╭─ Information supplied
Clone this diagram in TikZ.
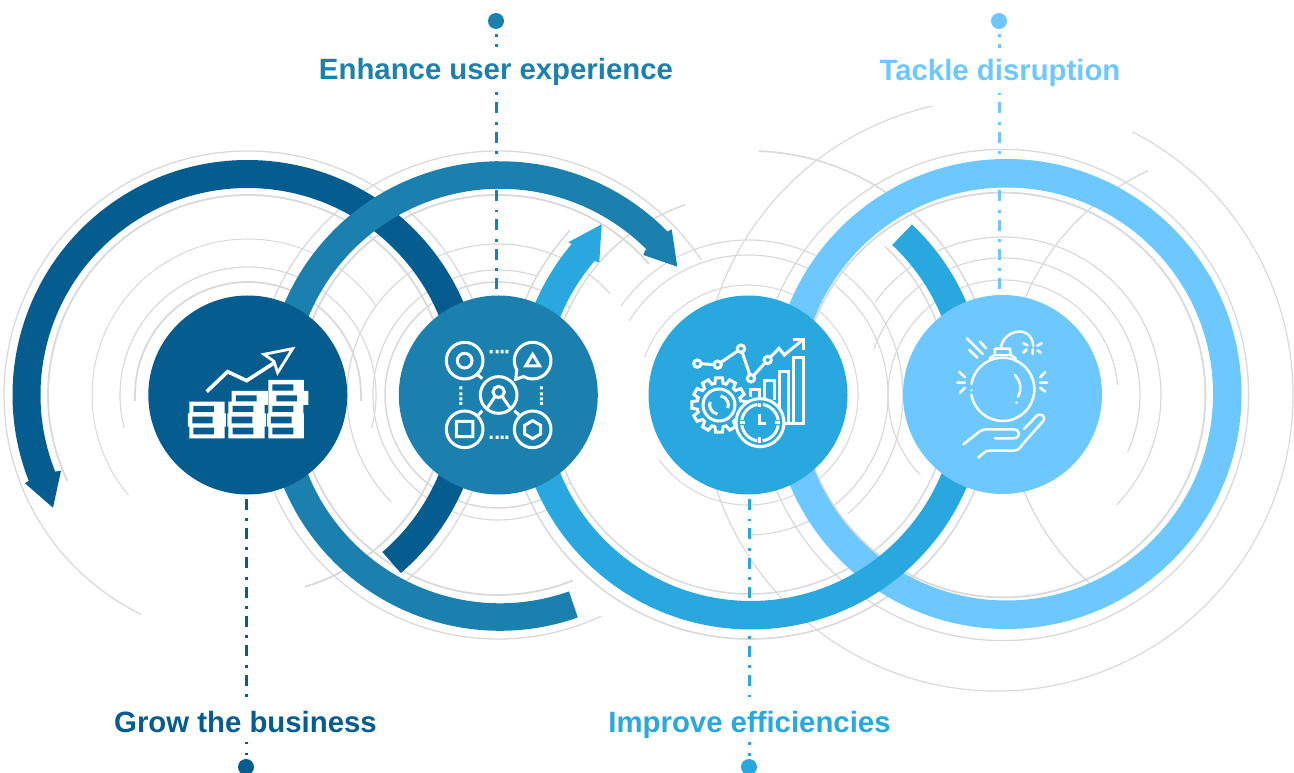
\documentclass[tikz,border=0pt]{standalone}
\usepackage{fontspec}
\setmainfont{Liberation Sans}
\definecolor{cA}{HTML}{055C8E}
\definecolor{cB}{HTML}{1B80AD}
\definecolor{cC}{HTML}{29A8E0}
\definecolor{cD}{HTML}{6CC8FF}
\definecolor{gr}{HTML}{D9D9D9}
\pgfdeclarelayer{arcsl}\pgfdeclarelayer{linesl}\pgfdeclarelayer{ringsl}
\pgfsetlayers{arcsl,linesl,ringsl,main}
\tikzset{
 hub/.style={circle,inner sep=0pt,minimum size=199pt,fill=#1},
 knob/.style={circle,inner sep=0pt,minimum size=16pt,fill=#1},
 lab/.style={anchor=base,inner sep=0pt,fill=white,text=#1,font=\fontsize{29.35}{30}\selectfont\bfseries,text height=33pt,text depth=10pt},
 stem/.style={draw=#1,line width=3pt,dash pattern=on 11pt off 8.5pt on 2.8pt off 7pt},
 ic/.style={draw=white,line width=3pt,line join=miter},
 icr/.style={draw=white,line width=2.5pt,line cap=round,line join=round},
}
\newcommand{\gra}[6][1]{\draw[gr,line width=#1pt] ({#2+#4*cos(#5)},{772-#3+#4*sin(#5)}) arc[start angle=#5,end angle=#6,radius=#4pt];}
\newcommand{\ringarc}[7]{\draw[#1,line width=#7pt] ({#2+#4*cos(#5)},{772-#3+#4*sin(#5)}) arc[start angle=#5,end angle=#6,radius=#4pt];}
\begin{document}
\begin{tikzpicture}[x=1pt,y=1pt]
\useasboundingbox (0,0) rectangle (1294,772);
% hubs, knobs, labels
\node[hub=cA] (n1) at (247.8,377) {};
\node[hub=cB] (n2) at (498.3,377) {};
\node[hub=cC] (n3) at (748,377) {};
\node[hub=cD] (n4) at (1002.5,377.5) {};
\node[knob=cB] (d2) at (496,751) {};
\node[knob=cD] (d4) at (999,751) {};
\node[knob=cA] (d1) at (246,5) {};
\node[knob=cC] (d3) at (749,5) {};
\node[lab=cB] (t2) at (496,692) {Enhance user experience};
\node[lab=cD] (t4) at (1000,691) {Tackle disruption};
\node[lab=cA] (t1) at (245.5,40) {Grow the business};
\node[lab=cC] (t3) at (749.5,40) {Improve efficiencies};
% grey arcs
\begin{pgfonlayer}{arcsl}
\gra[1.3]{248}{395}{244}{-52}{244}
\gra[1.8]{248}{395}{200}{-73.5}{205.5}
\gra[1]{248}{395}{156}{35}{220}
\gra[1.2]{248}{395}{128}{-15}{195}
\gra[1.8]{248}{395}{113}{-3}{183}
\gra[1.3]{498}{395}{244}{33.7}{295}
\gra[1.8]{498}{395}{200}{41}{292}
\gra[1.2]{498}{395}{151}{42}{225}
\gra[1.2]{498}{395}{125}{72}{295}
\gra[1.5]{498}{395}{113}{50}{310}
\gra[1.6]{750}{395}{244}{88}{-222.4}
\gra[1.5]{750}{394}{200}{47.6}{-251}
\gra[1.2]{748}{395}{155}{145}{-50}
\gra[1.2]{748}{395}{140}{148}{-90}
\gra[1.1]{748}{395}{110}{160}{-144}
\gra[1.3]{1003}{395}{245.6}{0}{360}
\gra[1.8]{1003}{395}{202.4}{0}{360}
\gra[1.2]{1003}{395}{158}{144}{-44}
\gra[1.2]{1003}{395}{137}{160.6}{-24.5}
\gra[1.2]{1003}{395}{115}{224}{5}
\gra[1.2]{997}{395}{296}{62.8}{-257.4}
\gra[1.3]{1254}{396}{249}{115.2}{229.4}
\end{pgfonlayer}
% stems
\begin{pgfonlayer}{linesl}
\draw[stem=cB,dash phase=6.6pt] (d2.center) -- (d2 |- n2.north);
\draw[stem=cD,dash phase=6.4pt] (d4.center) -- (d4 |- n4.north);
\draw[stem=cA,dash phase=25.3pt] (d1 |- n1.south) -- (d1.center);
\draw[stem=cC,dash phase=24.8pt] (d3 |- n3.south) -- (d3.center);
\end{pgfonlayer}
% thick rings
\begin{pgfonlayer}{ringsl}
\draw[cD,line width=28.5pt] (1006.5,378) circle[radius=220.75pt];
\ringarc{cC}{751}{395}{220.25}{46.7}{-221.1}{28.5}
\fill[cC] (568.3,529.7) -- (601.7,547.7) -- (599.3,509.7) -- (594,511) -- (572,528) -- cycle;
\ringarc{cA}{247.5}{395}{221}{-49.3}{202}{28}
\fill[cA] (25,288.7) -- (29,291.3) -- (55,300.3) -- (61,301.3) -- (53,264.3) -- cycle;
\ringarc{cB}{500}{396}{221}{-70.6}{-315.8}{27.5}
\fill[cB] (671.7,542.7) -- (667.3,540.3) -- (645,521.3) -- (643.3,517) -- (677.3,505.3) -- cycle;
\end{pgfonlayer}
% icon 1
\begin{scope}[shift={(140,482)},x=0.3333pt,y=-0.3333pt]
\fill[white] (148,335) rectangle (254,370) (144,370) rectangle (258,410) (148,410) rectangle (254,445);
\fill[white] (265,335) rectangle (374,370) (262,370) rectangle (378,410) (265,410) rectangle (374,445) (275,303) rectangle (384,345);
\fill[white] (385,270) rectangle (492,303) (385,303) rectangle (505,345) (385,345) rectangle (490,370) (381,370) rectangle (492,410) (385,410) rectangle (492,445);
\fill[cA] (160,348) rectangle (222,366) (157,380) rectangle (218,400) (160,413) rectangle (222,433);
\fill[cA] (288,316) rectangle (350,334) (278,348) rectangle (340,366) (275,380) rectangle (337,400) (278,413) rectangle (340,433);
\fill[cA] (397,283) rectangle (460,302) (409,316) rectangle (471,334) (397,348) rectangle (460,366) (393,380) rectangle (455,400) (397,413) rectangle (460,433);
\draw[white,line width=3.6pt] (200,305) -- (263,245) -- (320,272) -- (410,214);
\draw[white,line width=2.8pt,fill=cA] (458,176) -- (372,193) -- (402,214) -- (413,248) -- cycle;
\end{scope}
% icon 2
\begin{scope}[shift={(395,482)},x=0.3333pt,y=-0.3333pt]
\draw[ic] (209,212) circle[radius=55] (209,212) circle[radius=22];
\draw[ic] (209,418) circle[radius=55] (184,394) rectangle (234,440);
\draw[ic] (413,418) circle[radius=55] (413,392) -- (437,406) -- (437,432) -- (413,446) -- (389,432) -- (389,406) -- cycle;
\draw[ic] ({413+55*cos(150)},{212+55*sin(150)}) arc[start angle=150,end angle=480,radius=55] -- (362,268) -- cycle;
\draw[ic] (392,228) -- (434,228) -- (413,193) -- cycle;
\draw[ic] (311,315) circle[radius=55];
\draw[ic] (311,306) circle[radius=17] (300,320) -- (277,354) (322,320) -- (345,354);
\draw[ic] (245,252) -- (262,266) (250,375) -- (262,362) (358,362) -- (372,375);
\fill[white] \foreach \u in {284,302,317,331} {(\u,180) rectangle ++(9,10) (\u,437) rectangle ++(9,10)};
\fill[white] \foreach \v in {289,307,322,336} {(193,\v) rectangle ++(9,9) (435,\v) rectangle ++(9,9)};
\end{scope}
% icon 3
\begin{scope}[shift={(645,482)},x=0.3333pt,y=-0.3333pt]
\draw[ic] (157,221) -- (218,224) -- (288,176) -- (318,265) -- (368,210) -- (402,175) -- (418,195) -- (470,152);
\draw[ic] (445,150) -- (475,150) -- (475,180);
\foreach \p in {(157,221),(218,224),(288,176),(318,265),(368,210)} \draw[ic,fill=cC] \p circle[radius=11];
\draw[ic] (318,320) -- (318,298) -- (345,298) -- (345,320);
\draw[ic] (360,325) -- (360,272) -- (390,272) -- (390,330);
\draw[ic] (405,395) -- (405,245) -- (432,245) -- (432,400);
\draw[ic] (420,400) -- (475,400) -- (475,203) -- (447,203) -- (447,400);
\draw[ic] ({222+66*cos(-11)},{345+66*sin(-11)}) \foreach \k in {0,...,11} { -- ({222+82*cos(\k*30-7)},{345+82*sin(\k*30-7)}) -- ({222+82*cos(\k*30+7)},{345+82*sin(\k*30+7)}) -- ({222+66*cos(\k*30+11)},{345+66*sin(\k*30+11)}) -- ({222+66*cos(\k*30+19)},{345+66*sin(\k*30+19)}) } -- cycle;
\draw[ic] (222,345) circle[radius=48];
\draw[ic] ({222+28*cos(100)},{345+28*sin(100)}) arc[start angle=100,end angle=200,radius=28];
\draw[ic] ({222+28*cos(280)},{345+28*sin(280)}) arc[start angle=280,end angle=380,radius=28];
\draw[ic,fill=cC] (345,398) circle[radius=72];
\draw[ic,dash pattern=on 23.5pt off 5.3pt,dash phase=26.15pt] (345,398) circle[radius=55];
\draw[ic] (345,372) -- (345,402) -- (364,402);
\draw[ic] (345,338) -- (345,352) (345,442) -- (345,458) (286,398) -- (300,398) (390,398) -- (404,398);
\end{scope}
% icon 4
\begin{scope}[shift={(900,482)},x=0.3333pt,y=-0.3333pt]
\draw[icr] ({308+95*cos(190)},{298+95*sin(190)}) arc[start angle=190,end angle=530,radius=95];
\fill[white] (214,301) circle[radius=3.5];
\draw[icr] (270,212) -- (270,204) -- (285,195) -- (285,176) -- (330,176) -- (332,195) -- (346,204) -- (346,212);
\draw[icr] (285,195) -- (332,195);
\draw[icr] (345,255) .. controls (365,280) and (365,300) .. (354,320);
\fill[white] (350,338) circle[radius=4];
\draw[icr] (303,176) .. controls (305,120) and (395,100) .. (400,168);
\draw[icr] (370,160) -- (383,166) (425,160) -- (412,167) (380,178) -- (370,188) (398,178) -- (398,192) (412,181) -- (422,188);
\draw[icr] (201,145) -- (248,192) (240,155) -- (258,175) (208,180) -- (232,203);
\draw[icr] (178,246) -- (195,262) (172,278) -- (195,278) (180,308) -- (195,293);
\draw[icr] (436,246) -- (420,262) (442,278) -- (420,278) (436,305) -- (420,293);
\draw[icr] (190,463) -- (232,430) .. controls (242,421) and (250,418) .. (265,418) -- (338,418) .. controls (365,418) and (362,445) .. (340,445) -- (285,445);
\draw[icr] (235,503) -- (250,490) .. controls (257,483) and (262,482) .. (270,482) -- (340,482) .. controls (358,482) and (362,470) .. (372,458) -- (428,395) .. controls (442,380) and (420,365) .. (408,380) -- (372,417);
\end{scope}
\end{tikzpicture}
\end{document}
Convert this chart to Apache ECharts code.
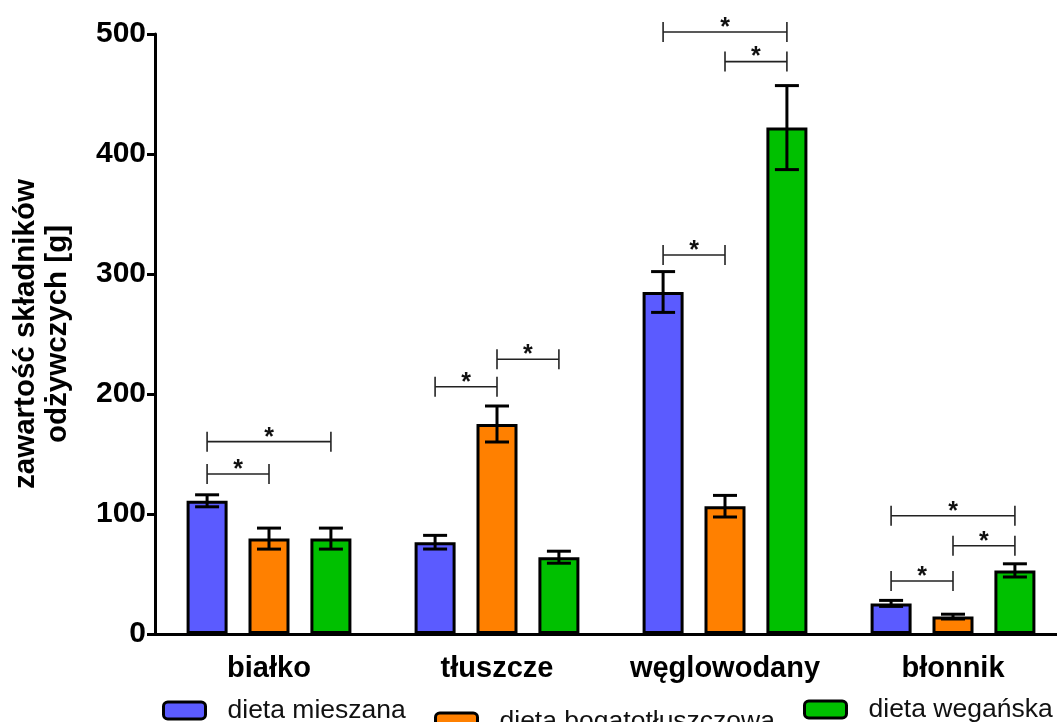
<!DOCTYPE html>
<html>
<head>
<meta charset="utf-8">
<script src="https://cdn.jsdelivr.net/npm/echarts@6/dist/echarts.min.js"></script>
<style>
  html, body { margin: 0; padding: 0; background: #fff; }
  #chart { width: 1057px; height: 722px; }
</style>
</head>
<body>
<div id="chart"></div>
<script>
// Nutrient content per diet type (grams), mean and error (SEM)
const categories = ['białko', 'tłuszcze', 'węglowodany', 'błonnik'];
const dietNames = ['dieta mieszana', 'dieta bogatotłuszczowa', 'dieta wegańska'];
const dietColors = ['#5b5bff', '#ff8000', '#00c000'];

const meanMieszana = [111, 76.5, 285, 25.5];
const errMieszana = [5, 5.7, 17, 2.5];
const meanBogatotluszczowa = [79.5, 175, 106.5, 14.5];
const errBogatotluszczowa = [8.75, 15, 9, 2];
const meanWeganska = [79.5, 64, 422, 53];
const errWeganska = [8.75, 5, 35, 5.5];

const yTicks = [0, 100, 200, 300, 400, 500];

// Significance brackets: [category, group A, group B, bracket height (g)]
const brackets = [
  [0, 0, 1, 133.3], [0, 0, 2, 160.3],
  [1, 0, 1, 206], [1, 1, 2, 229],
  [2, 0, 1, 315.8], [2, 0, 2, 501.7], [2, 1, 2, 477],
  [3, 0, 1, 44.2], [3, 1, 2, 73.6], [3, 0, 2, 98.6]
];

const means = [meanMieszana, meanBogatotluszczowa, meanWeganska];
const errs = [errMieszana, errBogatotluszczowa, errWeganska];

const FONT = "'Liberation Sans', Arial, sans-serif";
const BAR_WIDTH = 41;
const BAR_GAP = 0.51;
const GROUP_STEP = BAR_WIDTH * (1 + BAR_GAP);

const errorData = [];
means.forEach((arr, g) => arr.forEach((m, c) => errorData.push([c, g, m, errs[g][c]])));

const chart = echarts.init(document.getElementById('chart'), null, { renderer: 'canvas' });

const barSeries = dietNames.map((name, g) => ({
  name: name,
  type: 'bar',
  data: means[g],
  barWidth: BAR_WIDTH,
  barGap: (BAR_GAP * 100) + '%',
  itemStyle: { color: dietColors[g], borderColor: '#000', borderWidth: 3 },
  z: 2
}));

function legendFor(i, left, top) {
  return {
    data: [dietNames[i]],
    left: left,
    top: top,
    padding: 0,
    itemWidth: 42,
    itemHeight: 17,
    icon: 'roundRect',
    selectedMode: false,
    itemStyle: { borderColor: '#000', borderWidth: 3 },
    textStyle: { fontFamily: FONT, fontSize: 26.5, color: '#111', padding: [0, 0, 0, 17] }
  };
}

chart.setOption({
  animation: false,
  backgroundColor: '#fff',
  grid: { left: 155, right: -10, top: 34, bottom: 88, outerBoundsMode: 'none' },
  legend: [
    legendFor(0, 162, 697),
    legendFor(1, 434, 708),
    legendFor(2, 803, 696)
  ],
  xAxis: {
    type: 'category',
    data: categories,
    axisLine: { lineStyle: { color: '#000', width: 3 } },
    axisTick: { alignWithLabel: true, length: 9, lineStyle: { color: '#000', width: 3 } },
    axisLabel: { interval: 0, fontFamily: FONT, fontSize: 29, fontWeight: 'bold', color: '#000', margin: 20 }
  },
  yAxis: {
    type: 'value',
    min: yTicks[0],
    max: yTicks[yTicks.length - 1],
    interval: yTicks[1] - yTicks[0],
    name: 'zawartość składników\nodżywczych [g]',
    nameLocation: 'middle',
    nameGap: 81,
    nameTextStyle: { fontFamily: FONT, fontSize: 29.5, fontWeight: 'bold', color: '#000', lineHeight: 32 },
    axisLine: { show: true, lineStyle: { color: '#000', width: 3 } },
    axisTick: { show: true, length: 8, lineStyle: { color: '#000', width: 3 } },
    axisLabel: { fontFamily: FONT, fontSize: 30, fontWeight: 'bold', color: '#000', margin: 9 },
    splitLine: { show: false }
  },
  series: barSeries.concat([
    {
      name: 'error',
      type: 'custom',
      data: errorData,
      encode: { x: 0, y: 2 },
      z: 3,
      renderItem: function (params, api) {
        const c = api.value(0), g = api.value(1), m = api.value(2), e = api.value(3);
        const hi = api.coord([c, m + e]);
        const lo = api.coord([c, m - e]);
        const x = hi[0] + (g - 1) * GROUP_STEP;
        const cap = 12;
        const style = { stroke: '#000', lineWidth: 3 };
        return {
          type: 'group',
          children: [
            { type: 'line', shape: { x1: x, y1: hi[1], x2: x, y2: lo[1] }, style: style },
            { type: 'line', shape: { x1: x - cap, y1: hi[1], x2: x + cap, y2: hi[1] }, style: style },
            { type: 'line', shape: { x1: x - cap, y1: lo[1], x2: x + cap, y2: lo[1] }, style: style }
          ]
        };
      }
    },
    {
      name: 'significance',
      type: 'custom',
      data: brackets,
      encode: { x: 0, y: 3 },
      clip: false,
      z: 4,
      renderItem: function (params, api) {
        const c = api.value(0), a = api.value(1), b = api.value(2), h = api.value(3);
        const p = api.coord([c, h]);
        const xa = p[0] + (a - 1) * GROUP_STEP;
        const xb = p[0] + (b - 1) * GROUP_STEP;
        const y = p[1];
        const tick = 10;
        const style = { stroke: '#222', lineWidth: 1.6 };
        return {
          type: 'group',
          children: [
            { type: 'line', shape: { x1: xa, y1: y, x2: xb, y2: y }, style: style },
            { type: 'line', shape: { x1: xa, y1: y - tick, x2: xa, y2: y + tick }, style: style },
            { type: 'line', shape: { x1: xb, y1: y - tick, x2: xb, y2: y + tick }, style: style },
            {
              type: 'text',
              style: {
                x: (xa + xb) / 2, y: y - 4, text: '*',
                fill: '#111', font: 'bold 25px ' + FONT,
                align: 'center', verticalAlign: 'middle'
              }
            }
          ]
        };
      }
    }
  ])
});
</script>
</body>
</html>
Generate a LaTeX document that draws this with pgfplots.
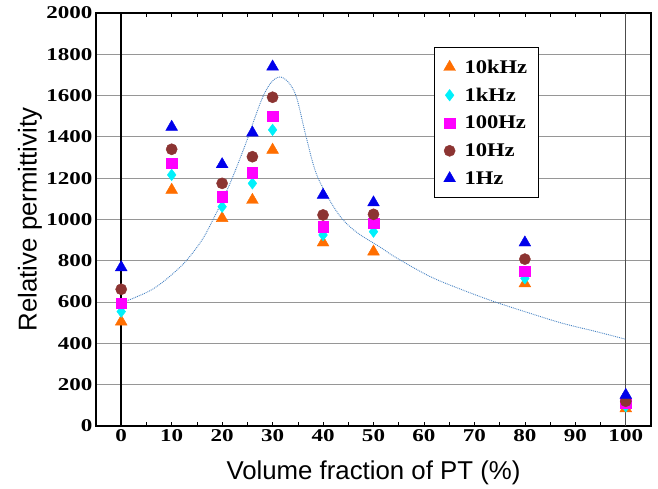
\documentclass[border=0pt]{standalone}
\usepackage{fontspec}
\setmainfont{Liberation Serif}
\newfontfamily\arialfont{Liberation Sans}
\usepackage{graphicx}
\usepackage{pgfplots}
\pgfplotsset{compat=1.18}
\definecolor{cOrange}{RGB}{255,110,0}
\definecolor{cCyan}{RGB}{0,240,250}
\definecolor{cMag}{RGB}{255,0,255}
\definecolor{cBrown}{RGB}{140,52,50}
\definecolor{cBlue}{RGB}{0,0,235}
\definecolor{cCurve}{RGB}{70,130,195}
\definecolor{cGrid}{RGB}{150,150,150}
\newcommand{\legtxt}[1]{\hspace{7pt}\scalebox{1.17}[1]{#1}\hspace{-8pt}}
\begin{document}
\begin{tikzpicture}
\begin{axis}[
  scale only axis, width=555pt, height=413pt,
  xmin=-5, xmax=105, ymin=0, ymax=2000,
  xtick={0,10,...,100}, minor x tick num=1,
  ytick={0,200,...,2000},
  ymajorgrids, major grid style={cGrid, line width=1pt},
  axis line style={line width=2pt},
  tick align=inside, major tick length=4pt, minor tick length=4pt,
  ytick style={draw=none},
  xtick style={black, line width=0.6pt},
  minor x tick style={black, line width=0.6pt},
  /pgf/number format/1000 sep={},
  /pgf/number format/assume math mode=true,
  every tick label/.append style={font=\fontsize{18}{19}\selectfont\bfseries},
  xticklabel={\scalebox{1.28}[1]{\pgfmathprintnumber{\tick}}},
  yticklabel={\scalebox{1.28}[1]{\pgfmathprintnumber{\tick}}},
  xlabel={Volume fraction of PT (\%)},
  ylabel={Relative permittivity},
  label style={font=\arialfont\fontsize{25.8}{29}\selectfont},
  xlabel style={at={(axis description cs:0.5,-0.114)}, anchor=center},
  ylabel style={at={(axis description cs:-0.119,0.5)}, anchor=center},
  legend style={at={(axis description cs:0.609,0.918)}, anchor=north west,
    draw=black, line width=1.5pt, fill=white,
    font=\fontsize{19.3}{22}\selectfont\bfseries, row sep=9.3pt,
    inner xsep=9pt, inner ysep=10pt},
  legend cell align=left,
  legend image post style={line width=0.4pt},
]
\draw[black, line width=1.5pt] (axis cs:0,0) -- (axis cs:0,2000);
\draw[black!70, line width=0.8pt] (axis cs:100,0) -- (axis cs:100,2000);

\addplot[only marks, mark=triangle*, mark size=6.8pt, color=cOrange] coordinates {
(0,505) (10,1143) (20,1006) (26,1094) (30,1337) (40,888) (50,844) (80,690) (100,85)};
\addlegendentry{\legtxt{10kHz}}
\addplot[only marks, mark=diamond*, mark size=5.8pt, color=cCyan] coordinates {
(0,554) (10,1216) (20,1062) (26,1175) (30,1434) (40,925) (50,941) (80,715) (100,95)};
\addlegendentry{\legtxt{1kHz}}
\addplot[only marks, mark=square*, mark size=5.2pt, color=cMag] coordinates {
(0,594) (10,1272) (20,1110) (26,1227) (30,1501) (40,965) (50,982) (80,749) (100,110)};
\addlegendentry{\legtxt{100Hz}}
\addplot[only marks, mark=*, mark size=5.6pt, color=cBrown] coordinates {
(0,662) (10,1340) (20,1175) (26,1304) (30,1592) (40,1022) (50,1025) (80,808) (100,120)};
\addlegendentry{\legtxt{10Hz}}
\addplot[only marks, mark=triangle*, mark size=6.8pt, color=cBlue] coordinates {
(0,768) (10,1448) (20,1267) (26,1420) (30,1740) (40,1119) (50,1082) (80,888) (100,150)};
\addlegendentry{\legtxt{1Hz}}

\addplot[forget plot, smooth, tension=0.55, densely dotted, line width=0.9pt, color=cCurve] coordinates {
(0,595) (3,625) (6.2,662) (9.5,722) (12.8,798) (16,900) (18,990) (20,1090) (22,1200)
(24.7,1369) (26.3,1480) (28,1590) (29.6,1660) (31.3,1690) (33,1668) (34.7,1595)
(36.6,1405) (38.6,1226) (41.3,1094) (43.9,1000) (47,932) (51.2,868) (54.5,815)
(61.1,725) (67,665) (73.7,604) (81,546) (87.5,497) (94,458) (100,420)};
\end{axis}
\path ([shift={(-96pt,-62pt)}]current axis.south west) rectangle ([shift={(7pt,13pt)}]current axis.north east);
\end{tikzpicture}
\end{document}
╰─
Request » Identify each line of the material where the word "this" shows up, and copy it.

Task result »
Clone this diagram in TikZ.
Convert this chart to Apache ECharts code.
Generate a LaTeX document that draws this with pgfplots.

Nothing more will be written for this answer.